Le festival Image + Nation édition 2024 s’est terminé sur un très grand film qui passera, hélas, inaperçu de la critique et des cinéphiles puisque nous étions 50 spectateurs dans un amphithéâtre de 1000 places: il s’agit du film Sebastian (Royaume Uni, 2023, 111 min VOA STF) du Finlandais Mikko Mäkelä oeuvrant depuis Londres.
L’histoire est pétrie d’actualité et fait songer à ces moments masculins très viscontiens par analogie, selon lesquels Lucchino a dû ressentir un désir volcanique s’emparer de lui lorsque Alain Delon lui est apparu, rue sainte-Anne, il y a maintenant près de 70 ans. Visconti en aura fait, bien sûr, depuis lors, l’inoubliable star éternelle inégalée en France.
Ruaridh Mollica: un éphèbe millésimé
L’intrigue glorifie le talent d’un jeune écrivain appelé Sébastian (Ruaridh Mollica) métamorphosé en escorte londonienne qui effectue une authentique exploration des rapports entre de braves hommes mûrs, fort défraîchis physiquement mais à la recherche du toucher essentiel, et, l’accessible elixir bouleversant offert par cette jeunesse splendide (ou nécessiteuse d’attention et de soins monnayés) qui prolifère partout sur les réseaux sociaux modernes.
Un toucher vibrant
L’objectif carriériste du magnifique, glabre cavalier et brillant écrivain Sébastian est d’écrire un grand roman à succès. Et, au coeur de chaque rencontre, nous apercevons surgir son toucher viscéral à l’âme, ce frémissement du sens bouleversant dépassant de beaucoup la vue, l’ouïe, le goût et l’odorat à l’objectif d’atteindre la volupté de vivre.
Le désir wildien
Oscar Wilde, en ses explorations sensuelles, lui aussi pourrait être évoqué ici en cette émotion partagée à la vue de la beauté de l’acteur Ruaridh Mollica que j’associerai sans détour à l’élégance et à l’intelligence du jadis étincelant Alain Delon, autrefois jeune.
Une magnifique présence
Mollica crève tout partout, sans relâche, l’écran: son jeu avisé et volcanique de passion reste impeccable de vérité tragédienne.

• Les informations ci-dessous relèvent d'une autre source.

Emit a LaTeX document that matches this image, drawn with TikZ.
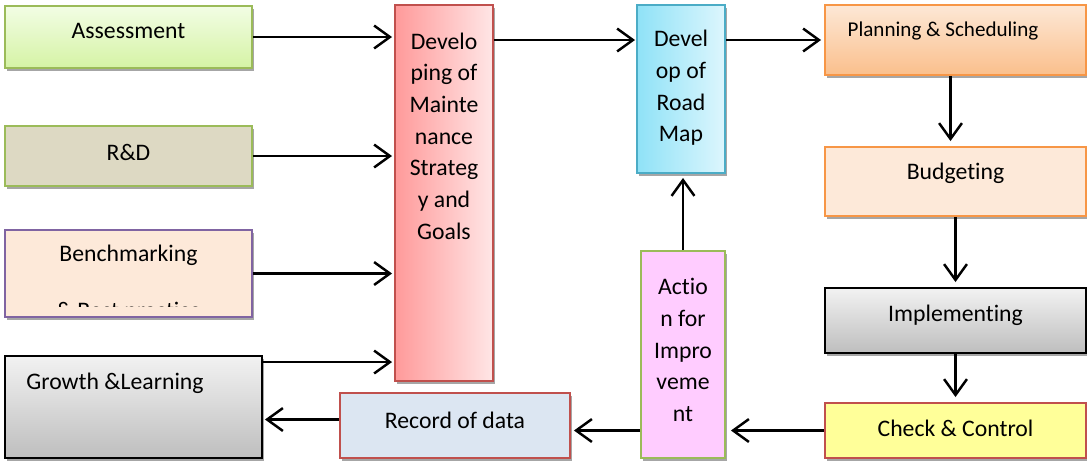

L’intrigue courante de ces services d’urgence tactile, de nos jours compris comme étant de franchise affective, ressuscite ce dilemme d’intégrité de la jeunesse masculine dotée d’une beauté spectaculaire provoquant l’amour mais surtout le puissant désir d’infinitude de l’âme sachant vouloir se laisser sensuellement emporter au paradis des voluptés. Ainsi s’étanche la solitude.
Une caméra à la James Ivory
On saura reconnaître chez le Finlandias Mäkelä, la finesse expressive de l’image de François Truffaut, l’ironie souriante de Robert Altman, l’audace des scènes charnelles à la Steven Frears, l’authenticité du sentiment de désarroi typique à Xavier Dolan lui-même et surtout l’art du velours visuel à la James Ivory en son grand art inégalé de la plus somptueuse intimité.
Toutes les scènes crédibles de Sebastian portent profondeur de jeu et sont exquises au regard envoûté.
Chaque scène, chaque décor léché de fines textures et de visages bien choisis parfaitement éclairés, sont ornés avec des esquisses sulfureuses de cet amour fabuleux qui existe, oui, parfois, tel un rare trésor, entre un homme jeune et un homme mûr séduit et bouleversé d’amour.